## GOAL
Repeat the listing below in full, exactly as it stands.

## COLLECTED DATA

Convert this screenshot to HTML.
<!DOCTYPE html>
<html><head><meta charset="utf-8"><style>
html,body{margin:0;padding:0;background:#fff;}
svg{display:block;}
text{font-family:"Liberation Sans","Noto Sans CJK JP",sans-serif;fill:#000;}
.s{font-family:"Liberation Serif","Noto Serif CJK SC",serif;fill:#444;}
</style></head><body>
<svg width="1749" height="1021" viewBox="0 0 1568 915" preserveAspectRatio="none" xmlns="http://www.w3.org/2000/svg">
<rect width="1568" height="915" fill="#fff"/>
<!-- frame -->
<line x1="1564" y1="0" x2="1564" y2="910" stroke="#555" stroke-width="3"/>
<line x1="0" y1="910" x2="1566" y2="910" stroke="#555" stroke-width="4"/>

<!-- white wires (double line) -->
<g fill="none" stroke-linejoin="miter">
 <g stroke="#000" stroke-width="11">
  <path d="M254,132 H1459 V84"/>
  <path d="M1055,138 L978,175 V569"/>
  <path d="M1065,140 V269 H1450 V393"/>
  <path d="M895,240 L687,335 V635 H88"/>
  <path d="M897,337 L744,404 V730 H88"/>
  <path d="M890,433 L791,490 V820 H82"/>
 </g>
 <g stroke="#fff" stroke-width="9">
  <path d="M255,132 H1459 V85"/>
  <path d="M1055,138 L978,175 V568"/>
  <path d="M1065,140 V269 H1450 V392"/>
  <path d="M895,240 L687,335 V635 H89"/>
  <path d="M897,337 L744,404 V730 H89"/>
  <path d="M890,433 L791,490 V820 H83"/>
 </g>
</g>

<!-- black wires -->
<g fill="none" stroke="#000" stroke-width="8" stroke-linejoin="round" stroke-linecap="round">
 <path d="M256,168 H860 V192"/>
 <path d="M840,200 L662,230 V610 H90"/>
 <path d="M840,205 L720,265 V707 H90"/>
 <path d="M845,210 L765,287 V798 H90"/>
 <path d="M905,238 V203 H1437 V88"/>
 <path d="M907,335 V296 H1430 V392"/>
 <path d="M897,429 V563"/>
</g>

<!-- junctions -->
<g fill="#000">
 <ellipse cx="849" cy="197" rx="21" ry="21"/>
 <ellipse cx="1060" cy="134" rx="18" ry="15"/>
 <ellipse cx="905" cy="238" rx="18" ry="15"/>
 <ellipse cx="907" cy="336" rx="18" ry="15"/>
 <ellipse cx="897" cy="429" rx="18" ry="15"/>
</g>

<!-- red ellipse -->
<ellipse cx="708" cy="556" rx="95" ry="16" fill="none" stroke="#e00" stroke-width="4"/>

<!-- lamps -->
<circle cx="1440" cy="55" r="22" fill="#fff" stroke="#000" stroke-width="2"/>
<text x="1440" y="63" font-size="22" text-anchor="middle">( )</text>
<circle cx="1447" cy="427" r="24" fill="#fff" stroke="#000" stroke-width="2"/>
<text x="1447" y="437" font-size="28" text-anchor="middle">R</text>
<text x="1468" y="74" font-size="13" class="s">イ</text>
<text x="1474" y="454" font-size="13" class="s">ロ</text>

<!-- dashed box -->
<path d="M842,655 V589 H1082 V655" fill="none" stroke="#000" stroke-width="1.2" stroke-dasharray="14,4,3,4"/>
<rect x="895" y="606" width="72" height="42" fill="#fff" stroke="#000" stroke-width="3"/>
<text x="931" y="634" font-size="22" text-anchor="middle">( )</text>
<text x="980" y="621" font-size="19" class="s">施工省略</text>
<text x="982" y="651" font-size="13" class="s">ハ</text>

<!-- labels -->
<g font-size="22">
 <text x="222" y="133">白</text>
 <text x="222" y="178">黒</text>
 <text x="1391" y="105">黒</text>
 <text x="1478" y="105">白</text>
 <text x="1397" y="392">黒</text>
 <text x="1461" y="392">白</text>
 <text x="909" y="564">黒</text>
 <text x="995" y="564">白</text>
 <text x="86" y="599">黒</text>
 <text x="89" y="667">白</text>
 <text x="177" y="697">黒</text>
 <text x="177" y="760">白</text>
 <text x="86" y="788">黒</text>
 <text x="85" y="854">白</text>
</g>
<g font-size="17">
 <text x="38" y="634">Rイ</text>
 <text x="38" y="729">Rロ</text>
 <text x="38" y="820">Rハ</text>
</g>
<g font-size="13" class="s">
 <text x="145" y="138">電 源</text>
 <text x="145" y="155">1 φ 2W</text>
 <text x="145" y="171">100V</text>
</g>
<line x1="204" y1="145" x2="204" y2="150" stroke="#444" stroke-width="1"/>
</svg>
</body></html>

## CORRECT RESULT
Convert this screenshot to HTML.
<!DOCTYPE html>
<html><head><meta charset="utf-8"><style>
html,body{margin:0;padding:0;background:#fff;}
svg{display:block;}
text{font-family:"Liberation Sans","Noto Sans CJK JP",sans-serif;fill:#000;}
.s{font-family:"Liberation Serif","Noto Serif CJK SC",serif;fill:#444;}
</style></head><body>
<svg width="1749" height="1021" viewBox="0 0 1568 915" preserveAspectRatio="none" xmlns="http://www.w3.org/2000/svg">
<rect width="1568" height="915" fill="#fff"/>
<!-- frame -->
<line x1="1564" y1="0" x2="1564" y2="910" stroke="#555" stroke-width="3"/>
<line x1="0" y1="910" x2="1566" y2="910" stroke="#555" stroke-width="4"/>

<!-- white wires (double line) -->
<g fill="none" stroke-linejoin="miter">
 <g stroke="#000" stroke-width="11">
  <path d="M254,132 H1459 V84"/>
  <path d="M1055,138 L978,175 V569"/>
  <path d="M1065,140 V269 H1450 V393"/>
  <path d="M895,240 L687,335 V635 H88"/>
  <path d="M897,337 L744,404 V730 H88"/>
  <path d="M890,433 L791,490 V820 H82"/>
 </g>
 <g stroke="#fff" stroke-width="9">
  <path d="M255,132 H1459 V85"/>
  <path d="M1055,138 L978,175 V568"/>
  <path d="M1065,140 V269 H1450 V392"/>
  <path d="M895,240 L687,335 V635 H89"/>
  <path d="M897,337 L744,404 V730 H89"/>
  <path d="M890,433 L791,490 V820 H83"/>
 </g>
</g>

<!-- black wires -->
<g fill="none" stroke="#000" stroke-width="8" stroke-linejoin="round" stroke-linecap="round">
 <path d="M256,168 H860 V192"/>
 <path d="M840,200 L662,230 V610 H90"/>
 <path d="M840,205 L720,265 V707 H90"/>
 <path d="M845,210 L765,287 V798 H90"/>
 <path d="M905,238 V203 H1437 V88"/>
 <path d="M907,335 V296 H1430 V392"/>
 <path d="M897,429 V563"/>
</g>

<!-- junctions -->
<g fill="#000">
 <ellipse cx="849" cy="197" rx="21" ry="21"/>
 <ellipse cx="1060" cy="134" rx="18" ry="15"/>
 <ellipse cx="905" cy="238" rx="18" ry="15"/>
 <ellipse cx="907" cy="336" rx="18" ry="15"/>
 <ellipse cx="897" cy="429" rx="18" ry="15"/>
</g>

<!-- red ellipse -->
<ellipse cx="708" cy="556" rx="95" ry="16" fill="none" stroke="#e00" stroke-width="4"/>

<!-- lamps -->
<circle cx="1440" cy="55" r="22" fill="#fff" stroke="#000" stroke-width="2"/>
<text x="1440" y="63" font-size="22" text-anchor="middle">( )</text>
<circle cx="1447" cy="427" r="24" fill="#fff" stroke="#000" stroke-width="2"/>
<text x="1447" y="437" font-size="28" text-anchor="middle">R</text>
<text x="1468" y="74" font-size="13" class="s">イ</text>
<text x="1474" y="454" font-size="13" class="s">ロ</text>

<!-- dashed box -->
<path d="M842,655 V589 H1082 V655" fill="none" stroke="#000" stroke-width="1.2" stroke-dasharray="14,4,3,4"/>
<rect x="895" y="606" width="72" height="42" fill="#fff" stroke="#000" stroke-width="3"/>
<text x="931" y="634" font-size="22" text-anchor="middle">( )</text>
<text x="980" y="621" font-size="19" class="s">施工省略</text>
<text x="982" y="651" font-size="13" class="s">ハ</text>

<!-- labels -->
<g font-size="22">
 <text x="222" y="133">白</text>
 <text x="222" y="178">黒</text>
 <text x="1391" y="105">黒</text>
 <text x="1478" y="105">白</text>
 <text x="1397" y="392">黒</text>
 <text x="1461" y="392">白</text>
 <text x="909" y="564">黒</text>
 <text x="995" y="564">白</text>
 <text x="86" y="599">黒</text>
 <text x="89" y="667">白</text>
 <text x="177" y="697">黒</text>
 <text x="177" y="760">白</text>
 <text x="86" y="788">黒</text>
 <text x="85" y="854">白</text>
</g>
<g font-size="17">
 <text x="38" y="634">Rイ</text>
 <text x="38" y="729">Rロ</text>
 <text x="38" y="820">Rハ</text>
</g>
<g font-size="13" class="s">
 <text x="145" y="138">電 源</text>
 <text x="145" y="155">1 φ 2W</text>
 <text x="145" y="171">100V</text>
</g>
<line x1="204" y1="145" x2="204" y2="150" stroke="#444" stroke-width="1"/>
</svg>
</body></html>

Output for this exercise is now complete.